Мужчина замедлил шаг, чтобы остановиться перед искусно сделанной родословной, генеалогическим древом, росшим на протяжении столетий, которое было изображено на дальней стене, простираясь во всю ее ширь от пола до потолка. Монументальная фреска отражала историю славных предков Беранже.

Эта ветвь семьи Синклер была одной из самых старых в Европе. Первоначально звавшиеся Сен-Клер, они были изгнаны с континента в тринадцатом веке и нашли убежище в Шотландии, где их фамилия впоследствии приобрела свою нынешнюю форму. Предками Беранже являлись, в частности, король Англии Яков I и его печально известная мать, Мария, королева Шотландская.

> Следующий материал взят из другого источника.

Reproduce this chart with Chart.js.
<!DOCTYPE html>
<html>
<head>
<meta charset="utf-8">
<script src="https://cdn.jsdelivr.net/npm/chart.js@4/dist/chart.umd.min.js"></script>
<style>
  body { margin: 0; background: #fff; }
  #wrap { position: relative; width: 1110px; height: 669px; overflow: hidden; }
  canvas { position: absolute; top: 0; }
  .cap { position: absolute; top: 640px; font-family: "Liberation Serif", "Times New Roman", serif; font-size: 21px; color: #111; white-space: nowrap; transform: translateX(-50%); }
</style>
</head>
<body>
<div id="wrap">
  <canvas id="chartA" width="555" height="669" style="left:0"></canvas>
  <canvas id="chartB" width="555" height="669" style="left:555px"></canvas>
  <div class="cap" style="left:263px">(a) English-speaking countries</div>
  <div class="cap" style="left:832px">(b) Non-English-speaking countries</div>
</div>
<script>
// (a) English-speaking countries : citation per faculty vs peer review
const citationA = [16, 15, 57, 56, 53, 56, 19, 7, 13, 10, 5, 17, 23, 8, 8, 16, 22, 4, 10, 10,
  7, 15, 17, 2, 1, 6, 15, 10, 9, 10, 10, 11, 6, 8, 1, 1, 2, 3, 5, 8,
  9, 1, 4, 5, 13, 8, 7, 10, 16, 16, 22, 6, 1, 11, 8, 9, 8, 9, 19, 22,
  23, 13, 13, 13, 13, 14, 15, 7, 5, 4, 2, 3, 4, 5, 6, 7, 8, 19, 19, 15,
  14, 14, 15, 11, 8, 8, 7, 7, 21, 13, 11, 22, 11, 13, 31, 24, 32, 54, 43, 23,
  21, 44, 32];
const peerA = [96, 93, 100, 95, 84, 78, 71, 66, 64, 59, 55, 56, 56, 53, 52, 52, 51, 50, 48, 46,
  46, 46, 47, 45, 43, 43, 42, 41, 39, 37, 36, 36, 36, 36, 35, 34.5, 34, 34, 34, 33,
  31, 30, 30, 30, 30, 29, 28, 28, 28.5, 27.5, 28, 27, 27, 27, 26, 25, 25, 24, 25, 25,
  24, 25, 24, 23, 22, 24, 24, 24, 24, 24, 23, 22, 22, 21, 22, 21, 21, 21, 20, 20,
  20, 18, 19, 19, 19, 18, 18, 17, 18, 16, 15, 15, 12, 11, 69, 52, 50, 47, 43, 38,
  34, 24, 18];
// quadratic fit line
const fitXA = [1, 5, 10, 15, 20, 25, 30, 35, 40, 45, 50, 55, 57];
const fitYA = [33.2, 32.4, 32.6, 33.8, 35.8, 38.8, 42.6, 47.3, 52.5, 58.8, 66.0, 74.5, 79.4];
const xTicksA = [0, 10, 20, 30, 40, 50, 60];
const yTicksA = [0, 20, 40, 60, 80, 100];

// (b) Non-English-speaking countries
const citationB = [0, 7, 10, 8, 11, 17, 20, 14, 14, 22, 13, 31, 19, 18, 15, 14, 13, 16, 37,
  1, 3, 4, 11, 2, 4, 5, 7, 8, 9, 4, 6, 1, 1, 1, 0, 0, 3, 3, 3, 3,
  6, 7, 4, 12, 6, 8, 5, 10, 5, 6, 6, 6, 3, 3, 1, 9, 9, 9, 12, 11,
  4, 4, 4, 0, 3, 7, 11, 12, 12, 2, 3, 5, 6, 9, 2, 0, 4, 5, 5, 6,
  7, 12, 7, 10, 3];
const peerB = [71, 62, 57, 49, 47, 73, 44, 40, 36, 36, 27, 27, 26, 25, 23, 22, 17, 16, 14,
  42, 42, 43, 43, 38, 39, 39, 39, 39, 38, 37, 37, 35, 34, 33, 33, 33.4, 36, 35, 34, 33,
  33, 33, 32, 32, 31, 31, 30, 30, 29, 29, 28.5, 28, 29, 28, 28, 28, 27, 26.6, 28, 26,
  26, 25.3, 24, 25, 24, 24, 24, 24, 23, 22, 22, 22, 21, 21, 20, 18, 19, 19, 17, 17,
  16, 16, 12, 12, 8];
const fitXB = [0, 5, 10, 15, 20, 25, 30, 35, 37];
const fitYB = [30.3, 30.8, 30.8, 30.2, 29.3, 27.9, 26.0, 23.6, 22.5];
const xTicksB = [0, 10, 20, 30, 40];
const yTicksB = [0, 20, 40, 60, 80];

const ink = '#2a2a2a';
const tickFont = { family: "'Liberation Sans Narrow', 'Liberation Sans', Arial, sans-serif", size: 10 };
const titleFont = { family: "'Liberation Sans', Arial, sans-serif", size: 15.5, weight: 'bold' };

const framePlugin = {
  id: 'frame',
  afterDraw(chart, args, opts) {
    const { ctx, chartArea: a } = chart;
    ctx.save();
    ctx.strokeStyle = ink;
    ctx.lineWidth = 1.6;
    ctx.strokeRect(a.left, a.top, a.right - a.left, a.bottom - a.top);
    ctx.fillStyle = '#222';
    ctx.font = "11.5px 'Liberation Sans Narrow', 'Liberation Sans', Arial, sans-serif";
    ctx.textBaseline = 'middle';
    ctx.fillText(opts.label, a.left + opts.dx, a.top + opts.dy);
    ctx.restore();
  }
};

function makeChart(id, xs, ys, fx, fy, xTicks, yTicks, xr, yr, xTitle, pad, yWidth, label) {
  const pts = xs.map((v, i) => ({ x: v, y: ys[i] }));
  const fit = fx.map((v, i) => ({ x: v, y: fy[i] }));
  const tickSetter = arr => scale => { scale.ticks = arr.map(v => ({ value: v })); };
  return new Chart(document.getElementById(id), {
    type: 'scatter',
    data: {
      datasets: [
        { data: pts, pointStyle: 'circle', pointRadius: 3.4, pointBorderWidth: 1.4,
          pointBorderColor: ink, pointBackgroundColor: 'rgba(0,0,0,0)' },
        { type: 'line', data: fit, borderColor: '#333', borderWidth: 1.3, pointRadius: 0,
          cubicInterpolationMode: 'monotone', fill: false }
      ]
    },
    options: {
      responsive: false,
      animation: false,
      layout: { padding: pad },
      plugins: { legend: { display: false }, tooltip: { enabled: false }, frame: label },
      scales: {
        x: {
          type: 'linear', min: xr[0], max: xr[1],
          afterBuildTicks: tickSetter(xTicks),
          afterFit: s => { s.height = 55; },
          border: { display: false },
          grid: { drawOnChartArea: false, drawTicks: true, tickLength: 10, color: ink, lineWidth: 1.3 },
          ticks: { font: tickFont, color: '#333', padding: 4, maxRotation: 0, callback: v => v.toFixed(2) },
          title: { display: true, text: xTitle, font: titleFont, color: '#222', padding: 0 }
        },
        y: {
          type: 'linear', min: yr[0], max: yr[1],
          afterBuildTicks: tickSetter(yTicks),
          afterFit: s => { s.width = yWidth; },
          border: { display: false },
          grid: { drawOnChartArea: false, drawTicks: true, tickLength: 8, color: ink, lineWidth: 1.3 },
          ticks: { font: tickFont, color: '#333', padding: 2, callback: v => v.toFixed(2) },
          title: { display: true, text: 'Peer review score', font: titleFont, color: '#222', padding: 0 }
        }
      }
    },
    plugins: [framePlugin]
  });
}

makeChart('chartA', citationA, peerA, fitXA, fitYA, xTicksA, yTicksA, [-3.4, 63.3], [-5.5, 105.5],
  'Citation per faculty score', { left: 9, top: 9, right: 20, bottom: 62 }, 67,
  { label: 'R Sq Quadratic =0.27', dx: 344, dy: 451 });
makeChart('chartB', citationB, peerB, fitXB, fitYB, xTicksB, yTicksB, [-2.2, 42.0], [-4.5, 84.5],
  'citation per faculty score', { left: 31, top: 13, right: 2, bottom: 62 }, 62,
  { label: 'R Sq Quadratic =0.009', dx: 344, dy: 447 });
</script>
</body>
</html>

Влиятельной и здравомыслящей семье Синклер удалось пережить гражданские войны и политические беспорядки, сотрясавшие Шотландию, играя за обе стороны, боровшиеся за корону, на протяжении всей бурной истории страны. В двадцатом веке дед Беранже, промышленный магнат, сколотил громадное состояние, основав корпорацию по добыче нефти в Северном море. Мультимиллиардер и британский пэр с местом в Палате Лордов, Алистер Синклер имел все, что мог бы пожелать человек. Но он продолжал чувствовать беспокойство и неудовлетворенность, гоняясь за тем, что нельзя было купить за все его состояние.

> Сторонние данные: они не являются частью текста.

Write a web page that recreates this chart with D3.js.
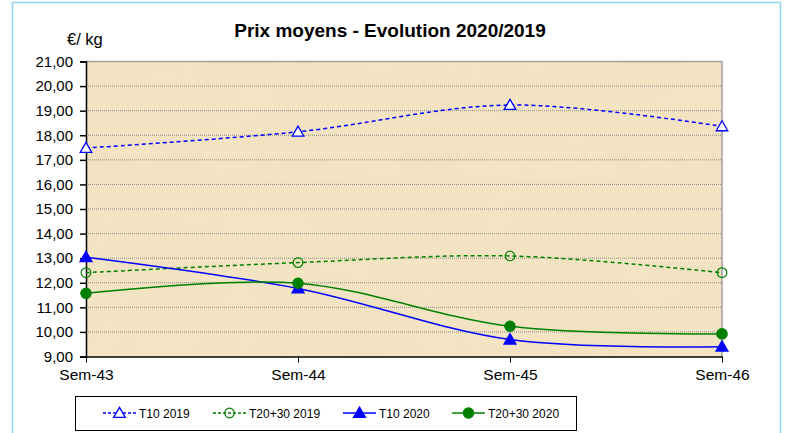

Дедушка Алистер увлекся Францией, купив огромный замок поблизости от деревни Арк в суровой и загадочной провинции Лангедок. Он назвал свой новый дом Château des Pommes Bleues — замок Синих Яблок — по причинам, известным только немногим посвященным.

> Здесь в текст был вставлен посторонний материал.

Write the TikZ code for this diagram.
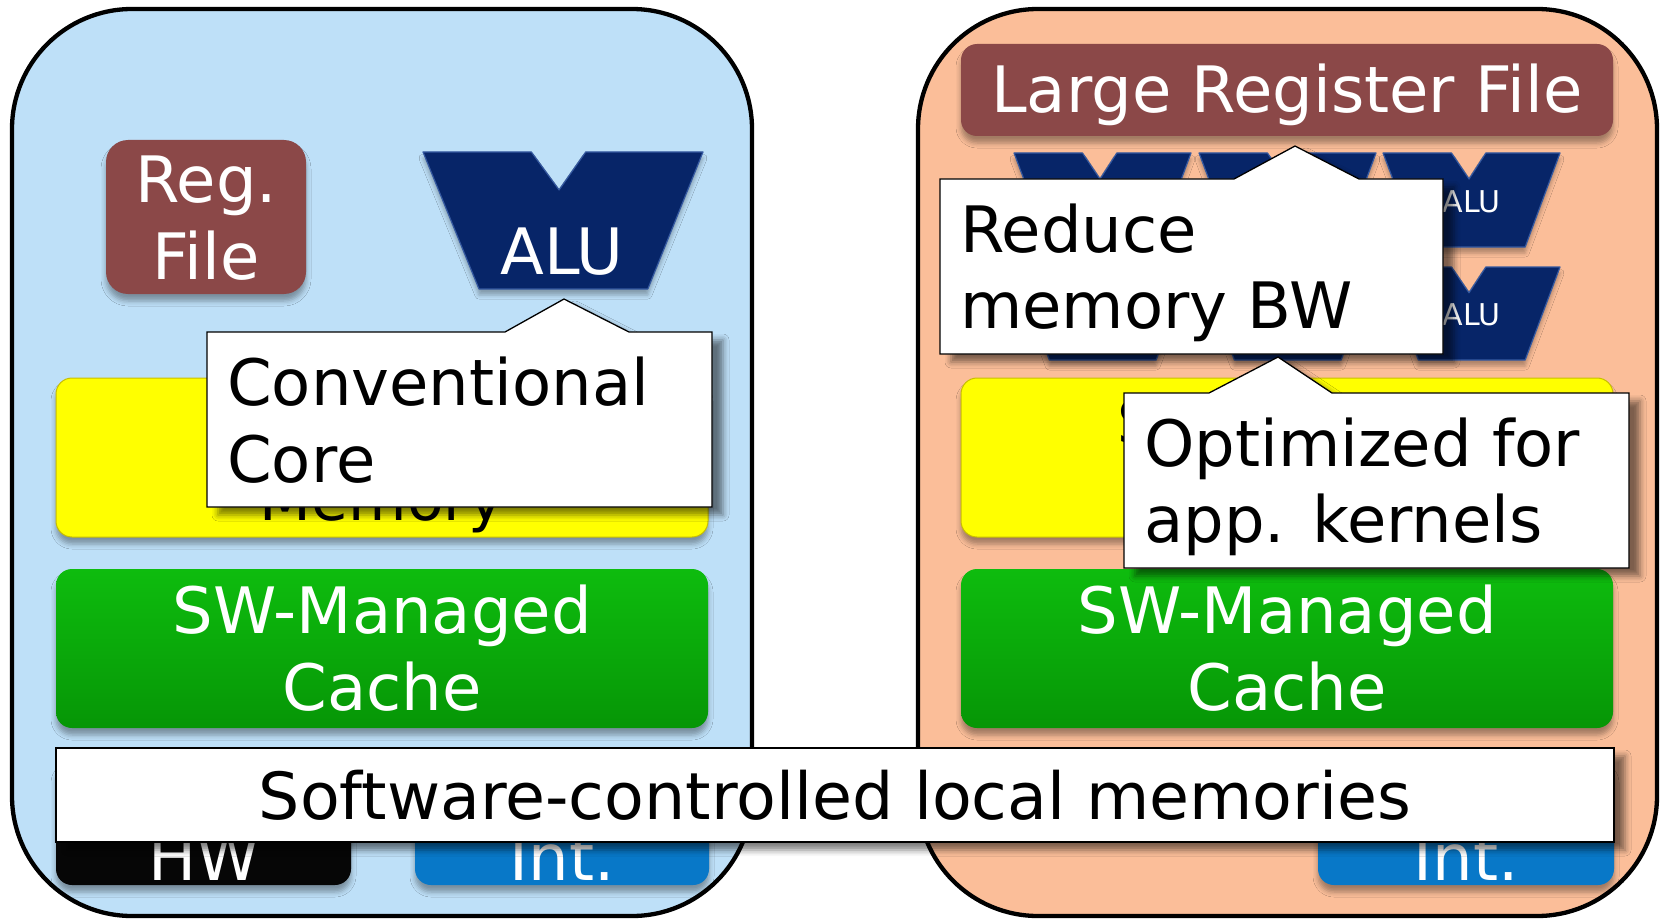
\documentclass[tikz,border=0pt]{standalone}
\usepackage{fontspec}
\setmainfont{DejaVu Sans}
\usetikzlibrary{shadows.blur}

\definecolor{corebg}{RGB}{190,224,248}
\definecolor{accelbg}{RGB}{251,190,153}
\definecolor{regred}{RGB}{139,72,72}
\definecolor{aluNavy}{RGB}{7,37,104}
\definecolor{aluEdge}{RGB}{52,88,160}
\definecolor{memYellow}{RGB}{255,255,0}
\definecolor{memEdge}{RGB}{200,190,0}
\definecolor{cacheTop}{RGB}{14,188,14}
\definecolor{cacheBot}{RGB}{6,150,6}
\definecolor{intBlue}{RGB}{8,120,200}
\definecolor{hwBlack}{RGB}{6,6,6}

\tikzset{
  panel/.style={draw=black, line width=4.3pt, rounded corners=120pt, inner sep=0pt},
  unit/.style={rounded corners=16pt, inner sep=0pt,
    blur shadow={shadow xshift=0pt, shadow yshift=-7pt, shadow blur radius=5pt, shadow opacity=35}},
  callout/.style={fill=white, draw=black, line width=1.3pt, line join=miter,
    blur shadow={shadow xshift=11pt, shadow yshift=-8pt, shadow blur radius=6pt, shadow opacity=50}},
  bigtext/.style={font=\fontsize{64}{77}\selectfont, inner sep=0pt},
  memtext/.style={font=\fontsize{60}{77}\selectfont, inner sep=0pt, anchor=base, text=black},
  lbl/.style={bigtext, text=white, anchor=base},
  note/.style={bigtext, text=black, anchor=base west},
  smalu/.style={font=\fontsize{30}{36}\selectfont, inner sep=0pt, anchor=base, text=white},
}

% ALU symbol: trapezoid with a notch in the top edge
\newcommand\aluShape[4]{%
  \begin{scope}[shift={(#1,#2)}, x=#3pt, y=-#4pt]
    \path[fill=aluNavy, draw=aluEdge, line width=1.2pt, line join=round,
      blur shadow={shadow xshift=0pt, shadow yshift=-6pt, shadow blur radius=4pt, shadow opacity=30}]
      (0,0) -- (0.387,0) -- (0.486,0.277) -- (0.581,0) -- (1,0)
      -- (0.803,1) -- (0.2,1) -- cycle;
  \end{scope}}

\begin{document}
\begin{tikzpicture}[x=1pt, y=-1pt]
\useasboundingbox (0,0) rectangle (1662,920);

% the two cores
\node[panel, fill=corebg, minimum width=740pt, minimum height=907pt] (core) at (382,462.5) {};
\node[panel, fill=accelbg, minimum width=739pt, minimum height=907pt] (accel) at (1287.5,462.5) {};

% ---- conventional core ----
\node[unit, rounded corners=22pt, fill=regred, minimum width=200pt, minimum height=154pt] (regfile) at (206,217) {};
\aluShape{423}{152}{280}{137}
\node[unit, fill=memYellow, draw=memEdge, line width=1pt, minimum width=652pt, minimum height=159pt] (memL) at (382,457.5) {};
\node[unit, top color=cacheTop, bottom color=cacheBot, minimum width=652pt, minimum height=159pt] (cacheL) at (382,648.5) {};
\node[unit, fill=hwBlack, minimum width=295pt, minimum height=125pt] (hw) at (203.5,822.5) {};
\node[unit, fill=intBlue, minimum width=294pt, minimum height=125pt] (intL) at (562,822.5) {};

\node[lbl] (regA) at (206,203) {Reg.};
\node[lbl] (regB) at (206,279) {File};
\node[lbl] (aluL) at (562,274) {ALU};
\node[memtext] (memLb) at (382,520) {Memory};
\node[lbl] (cacheLa) at (382,633) {SW-Managed};
\node[lbl] (cacheLb) at (382,710) {Cache};
\node[lbl] (hwT) at (204,880) {HW};
\node[lbl] (intLT) at (562,880) {Int.};

% ---- accelerator core ----
\node[unit, fill=regred, minimum width=652pt, minimum height=92pt] (lrf) at (1287,90) {};
\aluShape{1014}{153}{177}{94}
\aluShape{1199}{153}{177}{94}
\aluShape{1383}{153}{177}{94}
\aluShape{1014}{267}{177}{93}
\aluShape{1199}{267}{177}{93}
\aluShape{1383}{267}{177}{93}
\node[unit, fill=memYellow, draw=memEdge, line width=1pt, minimum width=652pt, minimum height=159pt] (memR) at (1287,457.5) {};
\node[unit, top color=cacheTop, bottom color=cacheBot, minimum width=652pt, minimum height=159pt] (cacheR) at (1287,648.5) {};
\node[unit, fill=intBlue, minimum width=296pt, minimum height=125pt] (intR) at (1466,822.5) {};

\node[lbl] (lrfT) at (1287,113) {Large Register File};
\node[smalu] (aluTop) at (1471.5,213) {ALU};
\node[smalu] (aluBot) at (1471.5,325) {ALU};
\node[memtext] (memRa) at (1287,443) {Scratchpad};
\node[lbl] (cacheRa) at (1287,633) {SW-Managed};
\node[lbl] (cacheRb) at (1287,710) {Cache};
\node[lbl] (intRT) at (1466,880) {Int.};

% ---- callouts ----
\path[callout] (207,332) -- (505,332) -- (564,299) -- (629,332) -- (712,332)
  -- (712,507) -- (207,507) -- cycle;
\node[note] (convA) at (227,405) {Conventional};
\node[note] (convB) at (227,482) {Core};

\path[callout] (940,179) -- (1234,179) -- (1295,146) -- (1359,179) -- (1443,179)
  -- (1443,354) -- (940,354) -- cycle;
\node[note] (redA) at (960,252) {Reduce};
\node[note] (redB) at (960,328) {memory BW};

\path[callout] (1124,393) -- (1209,393) -- (1278,357) -- (1332,393) -- (1629,393)
  -- (1629,568) -- (1124,568) -- cycle;
\node[note] (optA) at (1144,466) {Optimized for};
\node[note] (optB) at (1144,542) {app. kernels};

% ---- banner across both cores ----
\path[callout] (56,748) rectangle (1614,842);
\node[bigtext, font=\fontsize{65}{77}\selectfont, anchor=base] (banner) at (835,819) {Software-controlled local memories};
\end{tikzpicture}
\end{document}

Лангедок был гористой местностью, полной тайн. Местные легенды о зарытых сокровищах и таинственных рыцарях насчитывали сотни, даже тысячи лет. Алистер Синклер все больше увлекался лангедокским фольклором, скупая в этом регионе всю землю, какую мог приобрести, и с все большей настойчивостью разыскивая сокровище, которое, как он верил, было спрятано в этой местности. Этот клад имел мало общего с золотом или драгоценностями — ими Алистер и так владел в избытке. Это было нечто гораздо более ценное для него, его семьи и всего мира. Чем старше он становился, тем все меньше и меньше времени он проводил в Шотландии, будучи счастлив только тогда, когда находился здесь, в диких красных горах Лангедока. Алистер настаивал, чтобы внук приезжал к нему на лето, и, в конце концов, привил свое увлечение сказочными местами — а в действительности, свою одержимость — юному Беранже.

Сейчас, в свои сорок с лишним лет, Беранже Синклер снова перестал кружить по огромной библиотеке, на этот раз остановившись перед портретом своего деда. Разглядывая резкие, острые черты лица, вьющиеся темные волосы и глубокие глаза, он словно смотрелся в зеркало.

— Вы так похожи на него, месье. С каждым днем вы все больше становитесь похожи на него, во многих отношениях.

Синклер повернулся, чтобы ответить своему могучему слуге, Ролану. Для такого крупного мужчины он был необычайно ловок, и часто казалось, будто он возникает из воздуха.

— Это хорошо? — криво усмехнувшись, спросил Беранже.